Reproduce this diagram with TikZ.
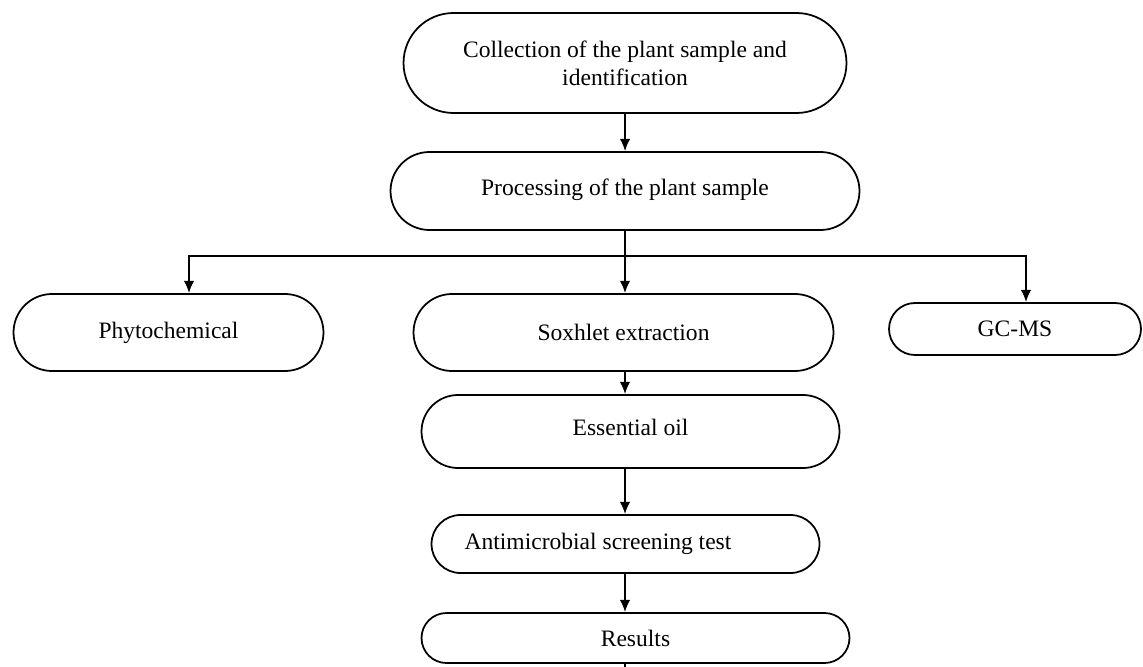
\documentclass[tikz,border=0pt]{standalone}
\usepackage{fontspec}
\setmainfont{Liberation Serif}
\usetikzlibrary{shapes.misc,arrows.meta}

\begin{document}
\begin{tikzpicture}[
line width=1pt,
>={Latex[length=7pt,width=6pt]},
every node/.style={
draw,
shape=rounded rectangle,
align=center,
inner sep=2pt,
font=\fontsize{13.4}{16}\selectfont
}
]

\useasboundingbox (0,0) rectangle (22.86,-13.34);
\clip (0,0) rectangle (22.86,-13.34);

\node[minimum width=9cm, minimum height=2cm] (C)
at (12.5,-1.26)
{Collection of the plant sample and\\identification};

\node[minimum width=9.52cm, minimum height=1.56cm] (P)
at (12.5,-3.82)
{\raisebox{0.16cm}{Processing of the plant sample}};

\coordinate (B) at (12.5,-5.12);

\node[minimum width=6.34cm, minimum height=1.54cm] (Y)
at (3.37,-6.65)
{Phytochemical};

\node[minimum width=8.54cm, minimum height=1.54cm] (S)
at (12.47,-6.65)
{Soxhlet extraction};

\node[minimum width=5.18cm, minimum height=1.04cm] (G)
at (20.3,-6.58)
{GC-MS};

\node[minimum width=8.5cm, minimum height=1.46cm] (E)
at (12.61,-8.63)
{\raisebox{0.16cm}{Essential oil}};

\node[minimum width=7.9cm, minimum height=1.16cm] (A)
at (12.51,-10.88)
{Antimicrobial screening test\hspace*{1.1cm}};

\node[minimum width=8.7cm, minimum height=1cm] (R)
at (12.71,-12.76)
{Results};

\coordinate (N) at (12.5,-13.8);

\draw[->] (C) -- (P);
\draw (P) -- (B);
\draw[->] (B) -| ([xshift=0.41cm]Y.north);
\draw[->] (B) -- (B |- S.north);
\draw[->] (B) -| ([xshift=0.22cm]G.north);
\draw[->] (S.south -| B) -- (B |- E.north);
\draw[->] (E.south -| B) -- (B |- A.north);
\draw[->] (A.south -| B) -- (B |- R.north);
\draw (R.south -| B) -- (N);

\end{tikzpicture}
\end{document}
• • • • • • •
**What is being asked**
Print out the lines exactly, skipping any picture.

**Reply to the exercise**
Reproduce this diagram with TikZ.
\documentclass[tikz,border=0pt]{standalone}
\usepackage{fontspec}
\setmainfont{Liberation Serif}
\usetikzlibrary{shapes.misc,arrows.meta}

\begin{document}
\begin{tikzpicture}[
line width=1pt,
>={Latex[length=7pt,width=6pt]},
every node/.style={
draw,
shape=rounded rectangle,
align=center,
inner sep=2pt,
font=\fontsize{13.4}{16}\selectfont
}
]

\useasboundingbox (0,0) rectangle (22.86,-13.34);
\clip (0,0) rectangle (22.86,-13.34);

\node[minimum width=9cm, minimum height=2cm] (C)
at (12.5,-1.26)
{Collection of the plant sample and\\identification};

\node[minimum width=9.52cm, minimum height=1.56cm] (P)
at (12.5,-3.82)
{\raisebox{0.16cm}{Processing of the plant sample}};

\coordinate (B) at (12.5,-5.12);

\node[minimum width=6.34cm, minimum height=1.54cm] (Y)
at (3.37,-6.65)
{Phytochemical};

\node[minimum width=8.54cm, minimum height=1.54cm] (S)
at (12.47,-6.65)
{Soxhlet extraction};

\node[minimum width=5.18cm, minimum height=1.04cm] (G)
at (20.3,-6.58)
{GC-MS};

\node[minimum width=8.5cm, minimum height=1.46cm] (E)
at (12.61,-8.63)
{\raisebox{0.16cm}{Essential oil}};

\node[minimum width=7.9cm, minimum height=1.16cm] (A)
at (12.51,-10.88)
{Antimicrobial screening test\hspace*{1.1cm}};

\node[minimum width=8.7cm, minimum height=1cm] (R)
at (12.71,-12.76)
{Results};

\coordinate (N) at (12.5,-13.8);

\draw[->] (C) -- (P);
\draw (P) -- (B);
\draw[->] (B) -| ([xshift=0.41cm]Y.north);
\draw[->] (B) -- (B |- S.north);
\draw[->] (B) -| ([xshift=0.22cm]G.north);
\draw[->] (S.south -| B) -- (B |- E.north);
\draw[->] (E.south -| B) -- (B |- A.north);
\draw[->] (A.south -| B) -- (B |- R.north);
\draw (R.south -| B) -- (N);

\end{tikzpicture}
\end{document}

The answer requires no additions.